How to Break in a New Wood Burning Stove
I have a word of warning for you. Don’t try to get a fire going in your brand new wood stove if it’s warmer outside than it is inside. Actually, don’t even try doing this if it’s only marginally cooler outside than it is inside, unless you’re prepared to smoke out your entire house. Unrelenting and awful smelling smoke. How can I offer you this advice? Hmmm…let me see.
Okay, here’s the story. Over the past few months, I’ve been slowly installing a new wood burning stove in our living room. I created a pad for the stove to sit on (pavers on concrete board), cut a big hole in the wall and connected all the piping. It’s a beautiful setup; one I discussed here. The reason I went about the project slowly is because I simply couldn’t bear to see my bank account drain away so much in one sitting. I figured that if I purchased everything I would need over time, I’d barely miss the money. I’d say that was a good idea, not only because of the financial aspect of things, also because it gave me time to consider how I wanted to place everything. You know, the details. I like thinking of details when it comes to projects like this.
Anyway, the stove is now installed and everything is perfectly aligned and ready for action. Since brand new wood stoves need to be broken in over the span of three short fires, I thought that I’d get the process completed while it was warmer outside and while we could have the windows in the house wide open. We wouldn’t be frozen out from the winter air and I’d also have the opportunity to test out my handiwork and to make sure everything I had done was functioning correctly. One of the aspects of breaking in a wood stove consists of “cooking the paint,” which absolutely stinks. I’ve done this before and for about an hour, I visibly saw the paint smoke from the surface of the stove, only to leave an acrid stench throughout the room in which the stove was installed. It was an unpleasant experience, to say the least. Long story short, I wanted to get that part out of the way.
The first time I attempted to make a fire in this new stove was last month. That didn’t go so well. There was no draft in the chimney because of the lack of inside/outside temperature differential. All the paper that I’d ignited inside of the stove only burned for about a minute or so and then went out. Because there was no draft, all the smoke from the smoldering paper spread out throughout the entire house, which left me scrambling to open the windows and to point the floor fan in any direction that might help reduce the impact of the situation. I don’t even know why I tried getting a fire going. I knew it wasn’t going to work. Which makes me look a bit silly, because, yes, I performed the same routine a few days later.
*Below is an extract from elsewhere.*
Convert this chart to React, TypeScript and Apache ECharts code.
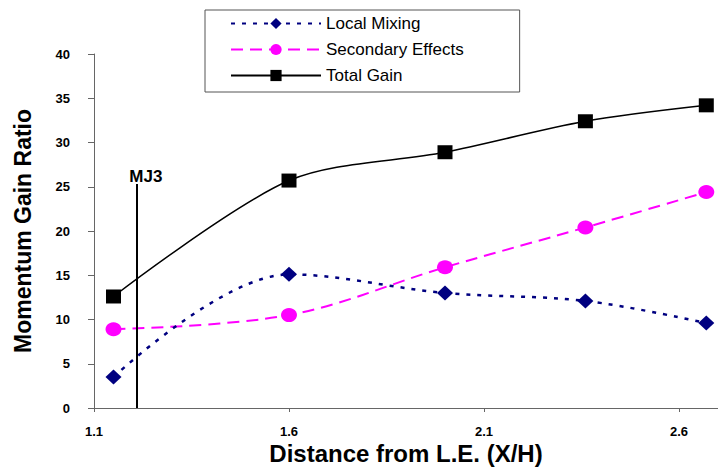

The next time I tried the same thing, I gave Laura all sorts of assurances that we wouldn’t get smoked out again. She didn’t trust me at all. There’s really no reason she should have because after a few minutes of smoldering paper and the room filing with smoke (again), we were in exactly the same position as the one I’d previously put us in. This time though, I decided to get my torch and light up all the paper in a big way inside the stove. Apparently, this did the trick because after a few minutes, a draft formed inside the stove and the wood began to burn. And after that, we had a full-fledged fire going in our brand new wood stove.
While this was all fine and good though, due to my excitement about getting the fire going and the challenge of doing so, I completely forgot about the “cooking the paint” process. So, for the next hour, Laura and I both enjoyed the stinking awful smell of paint smoking from the surface of the stove. At least we had the windows open and the floor fan at the ready. It wasn’t that bad.
What’s the moral of this story? I have no idea, but I had fun telling you about what we went through a few evenings ago.
How Long to Bake the Paint on a Brand New Wood Stove?
We’ve now had three full-length fires in our new wood stove. During the first burn, I got a bit nervous that the stove was too small. I’m so used to jamming huge logs into our other stove that I wasn’t quite prepared for what I’d need to satisfy this one. Our new stove is less than half the size of our larger stove. In case you’re interested, our larger stove is an Englander 30-NCH, which burns up to 22 inch logs. This new stove is a cute little Englander 17-VL, which comfortably burns much smaller 14 inch logs. Not only do the logs need to be shorter in length, they also need to be thinner all around.
At first, I was trying to burn the largest logs that fit into this smaller stove. That didn’t turn out too well. It didn’t like that at all. Once I accepted the fact that the actual size of the logs needed to be smaller and then agreed to this fact, I’ve had two very nice fires. The stove really cranks and I’m happy to report that I’m fairly thrilled with it.
So far, we had one fairly cool fire, one medium fire of around 300 degrees and a hotter more recent fire of about 400 degrees. I read that you’re supposed to break in a brand new stove, so that’s what I’ve been doing. The thing is, each time I have a fire going, the paint bakes a bit more than it did during the previous fire. I’m starting to wonder how long we’ll have to deal with the stink of baking paint. I’ll tell you this though; the first fire was horrible, the second fire was pretty bad and last night’s fire was semi-bad at the beginning, but wasn’t bad at all towards the end. I’d say that fire lasted approximately six hours, so I’m guessing all the baking was done at the beginning.
I was doing some reading last night on this topic and apparently, this is how it works. Every time you increase the temperature of the stove, more paint will bake off of it until you reach the highest temperature you’ll ever reach. I’m happy with last night’s temperature as the entire house was over 80 degrees. Granted, it was about 50 degrees outside, so that’s not much of a feat in and of itself. We’ll have to see how it does in mid-January, when things get real. I have a feeling this little stove will serve us well. I could sit there and watch those flames behind that window all night.